During the web chat, Ke Xiaogang was much more forthright in his criticism of the movement and of Wang Caigui himself. The Paper called the discussion ‘Prevent the religionisation of the movement to read the Classics’ 防止民间读经走向宗教化. Although Wang and Ke had never met, they were now the de facto leaders of the movements for and against what Wang regularly refers to as ‘the conscientious and extensive pure reading of the Classics’ 老实大量纯读经.
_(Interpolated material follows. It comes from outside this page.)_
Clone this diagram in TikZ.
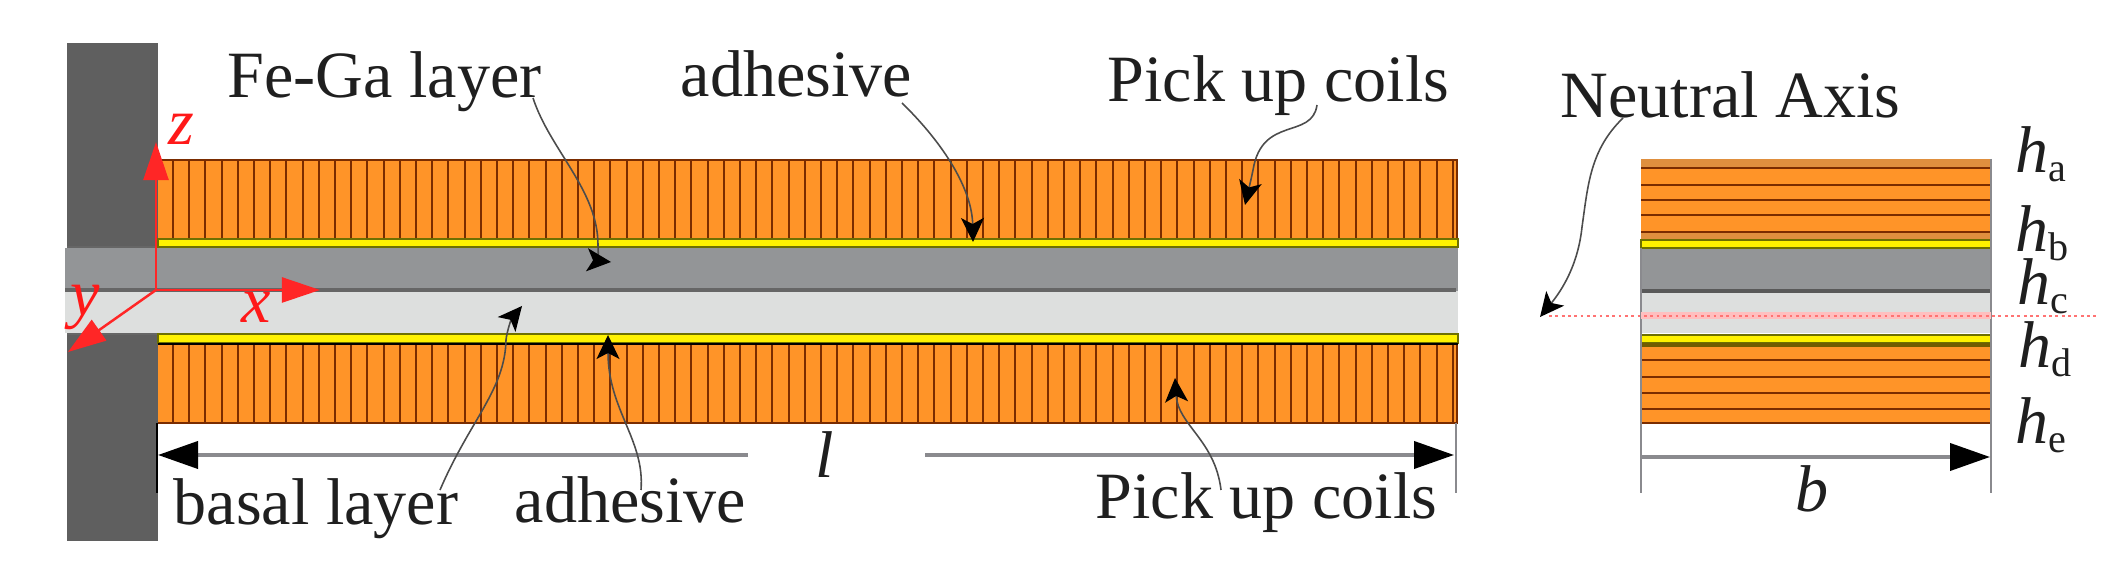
\documentclass[tikz,border=0pt]{standalone}
\usepackage{fontspec}
\setmainfont{Liberation Serif}
\usetikzlibrary{arrows.meta}
\definecolor{wallgray}{HTML}{5F5F5F}
\definecolor{fegagray}{HTML}{939597}
\definecolor{basalgray}{HTML}{DDDFDE}
\definecolor{coilfill}{HTML}{FF9428}
\definecolor{coilline}{HTML}{7A2C00}
\definecolor{glueedge}{HTML}{6E7000}
\definecolor{dimgray}{HTML}{8A8A8E}
\newcommand{\hsub}[1]{\textit{h}\raisebox{-0.13em}{\fontsize{11.4}{12}\selectfont #1}}
\tikzset{
    lbl/.style={font=\fontsize{18.8}{20}\selectfont, text=black!88, inner sep=0pt, anchor=base west},
    axislbl/.style={lbl, font=\fontsize{18.8}{20}\selectfont\itshape, text=red!90!white},
    axisline/.style={draw=red!85!white, line width=0.7pt, -{Triangle[length=0.38cm,width=0.25cm]}},
    dimline/.style={draw=dimgray, line width=1.1pt, -{Triangle[length=0.4cm,width=0.27cm,color=black]}},
    callout/.style={draw=black!70, line width=0.45pt, -{Stealth[length=0.24cm,width=0.23cm,inset=0.06cm,color=black]}},
    coilhatch/.style={draw=coilline, line width=0.6pt},
    glueband/.style={fill=yellow, draw=glueedge, line width=0.5pt}
}
\begin{document}
\begin{tikzpicture}[x=0.01cm,y=-0.01cm]
    \useasboundingbox (0,0) rectangle (2122,571);
    % clamp and the two middle layers
    \fill[wallgray] (67,43) rectangle (158,541);
    \fill[fegagray] (65,248) rectangle (1458,291);
    \fill[basalgray] (65,291) rectangle (1458,333);
    \draw[black!60, line width=1.1pt] (65,290) -- (1456,290);
    \draw[black!60, line width=0.8pt] (67,247) -- (158,247);
    \draw[black!60, line width=0.8pt] (67,334) -- (158,334);
    % coils along the beam
    \fill[coilfill] (158,160) rectangle (1458,240);
    \fill[coilfill] (158,344) rectangle (1458,423);
    \foreach \i in {0,...,79} {
        \draw[coilhatch] ({173+16.2*\i},160) -- ({173+16.2*\i},240);
        \draw[coilhatch] ({173+16.2*\i},344) -- ({173+16.2*\i},423);
    }
    \draw[coilhatch] (158,160) -- (1458,160);
    \draw[coilhatch] (158,423) -- (1458,423);
    \draw[coilhatch, line width=0.7pt] (1457,160) -- (1457,240);
    \draw[coilhatch, line width=0.7pt] (1457,344) -- (1457,423);
    \filldraw[glueband] (158,239) rectangle (1458,247);
    \filldraw[glueband] (158,334) rectangle (1458,343);
    \draw[black, line width=0.7pt] (158,344) -- (1458,344);
    % section on the right
    \fill[fegagray] (1641,248) rectangle (1991,291);
    \fill[basalgray] (1641,291) rectangle (1991,333);
    \draw[black!65, line width=1.1pt] (1641,291) -- (1991,291);
    \fill[coilfill] (1641,159) rectangle (1991,240);
    \fill[coilfill] (1641,345) rectangle (1991,423);
    \fill[coilfill!75!gray] (1641,159) rectangle (1991,168);
    \fill[coilfill!75!gray] (1641,232) rectangle (1991,240);
    \foreach \y in {168,185,200,215,232,240,360,377,393,409,423}
        \draw[coilhatch, line width=0.6pt] (1641,\y) -- (1991,\y);
    \filldraw[glueband] (1641,240) rectangle (1991,248);
    \filldraw[glueband] (1641,335) rectangle (1991,343);
    \fill[glueedge!70!coilline] (1641,343) rectangle (1991,347);
    \draw[dimgray, line width=0.7pt] (1641,248) -- (1641,493);
    \draw[dimgray, line width=0.7pt] (1991,159) -- (1991,493);
    % neutral axis
    \fill[red!25!white] (1641,312) rectangle (1991,319);
    \draw[red!55!white, line width=0.8pt, densely dotted] (1549,316) -- (2099,316);
    % axes
    \coordinate (origin) at (156,290);
    \coordinate (ztip) at (156,142);
    \coordinate (xtip) at (320,290);
    \coordinate (ytip) at (68,352);
    \draw[axisline] (origin) -- (ztip);
    \draw[axisline] (origin) -- (xtip);
    \draw[axisline] (origin) -- (ytip);
    \node[axislbl] (zlbl) at (168,145) {z};
    \node[axislbl] (xlbl) at (241,323) {x};
    \node[axislbl] (ylbl) at (70,316) {y};
    % dimensions
    \coordinate (lfoot) at (157,423);
    \coordinate (lend) at (157,493);
    \coordinate (rfoot) at (1456,423);
    \coordinate (rend) at (1456,493);
    \draw[black, line width=0.8pt] (lfoot) -- (lend);
    \draw[dimgray, line width=0.6pt] (rfoot) -- (rend);
    \node[lbl, font=\fontsize{18.8}{20}\selectfont\itshape] (llbl) at (815,478) {l};
    \coordinate (lstart) at (748,455);
    \coordinate (ltip) at (158,455);
    \coordinate (rstart) at (925,455);
    \coordinate (rtip) at (1454,455);
    \draw[dimline] (lstart) -- (ltip);
    \draw[dimline] (rstart) -- (rtip);
    \coordinate (bstart) at (1641,457);
    \coordinate (btip) at (1990,457);
    \draw[dimline] (bstart) -- (btip);
    \node[lbl, font=\fontsize{18.8}{20}\selectfont\itshape] (blbl) at (1795,512) {b};
    % labels
    \node[lbl] (fega) at (227,98) {Fe-Ga layer};
    \node[lbl] (glueup) at (680,97) {adhesive};
    \node[lbl] (coilup) at (1107,102) {Pick up coils};
    \node[lbl] (neutral) at (1560,118) {Neutral Axis};
    \node[lbl] (basal) at (173,525) {basal layer};
    \node[lbl] (gluedown) at (514,523) {adhesive};
    \node[lbl] (coildown) at (1095,519) {Pick up coils};
    \node[lbl] (ha) at (2015,173) {\hsub{a}};
    \node[lbl] (hb) at (2015,252) {\hsub{b}};
    \node[lbl] (hc) at (2017,305) {\hsub{c}};
    \node[lbl] (hd) at (2018,368) {\hsub{d}};
    \node[lbl] (he) at (2015,444) {\hsub{e}};
    % callouts
    \coordinate (fegatip) at (611,262);
    \coordinate (glueuptip) at (973,242);
    \coordinate (coiluptip) at (1245,205);
    \coordinate (neutraltip) at (1540,317);
    \coordinate (basaltip) at (522,306);
    \coordinate (gluedowntip) at (608,335);
    \coordinate (coildowntip) at (1175,378);
    \coordinate (fegafoot) at (533,98);
    \coordinate (glueupfoot) at (902,103);
    \coordinate (coilupfoot) at (1317,105);
    \coordinate (neutralfoot) at (1623,118);
    \coordinate (basalfoot) at (440,490);
    \coordinate (gluedownfoot) at (641,490);
    \coordinate (coildownfoot) at (1221,490);
    \draw[callout] (fegafoot) .. controls (550,150) and (598,190) .. (598,245) .. controls (598,255) and (600,261) .. (fegatip);
    \draw[callout] (glueupfoot) .. controls (945,145) and (972,190) .. (glueuptip);
    \draw[callout] (coilupfoot) .. controls (1312,140) and (1262,115) .. (1253,170) .. controls (1251,180) and (1248,192) .. (coiluptip);
    \draw[callout] (neutralfoot) .. controls (1590,150) and (1588,185) .. (1582,227) .. controls (1578,265) and (1562,290) .. (neutraltip);
    \draw[callout] (basalfoot) .. controls (470,420) and (505,390) .. (506,340) .. controls (507,330) and (512,318) .. (basaltip);
    \draw[callout] (gluedownfoot) .. controls (645,440) and (608,410) .. (gluedowntip);
    \draw[callout] (coildownfoot) .. controls (1215,440) and (1178,425) .. (coildowntip);
\end{tikzpicture}
\end{document}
As time passed, Ke became more vociferous in his denunciations of Wang and his ideas, even accusing those aligned with him of being interested only in financial gain. But Wang’s Wenli Academy openly and prophylactically posts all information related to the school’s finances each month. The situation is more complex than the feud between Ke and Wang might seem to imply: the Wenli Academy also enjoys support from some figures in the mainland New Confucian 大陆新儒家 community. In mid-2016, the school announced plans for expansion. Whereas the original academy can accommodate less than one hundred students, it plans to build a huge complex in Taishun County 泰顺县 — a remote area of Zhejiang, that will accommodate thousands of students by 2020. It remains to be seen whether the backlash from the Beijing News report and subsequent furore will affect those plans. From the school’s perspective, the very future of China is what is at stake. As one of its teachers, Pei Zhiguang 裴志广 explained with a popular quote from the Confucian Classic The Great Learning 大学: ‘These students are not being trained to be mere teachers! They will govern the country and bring peace to all!’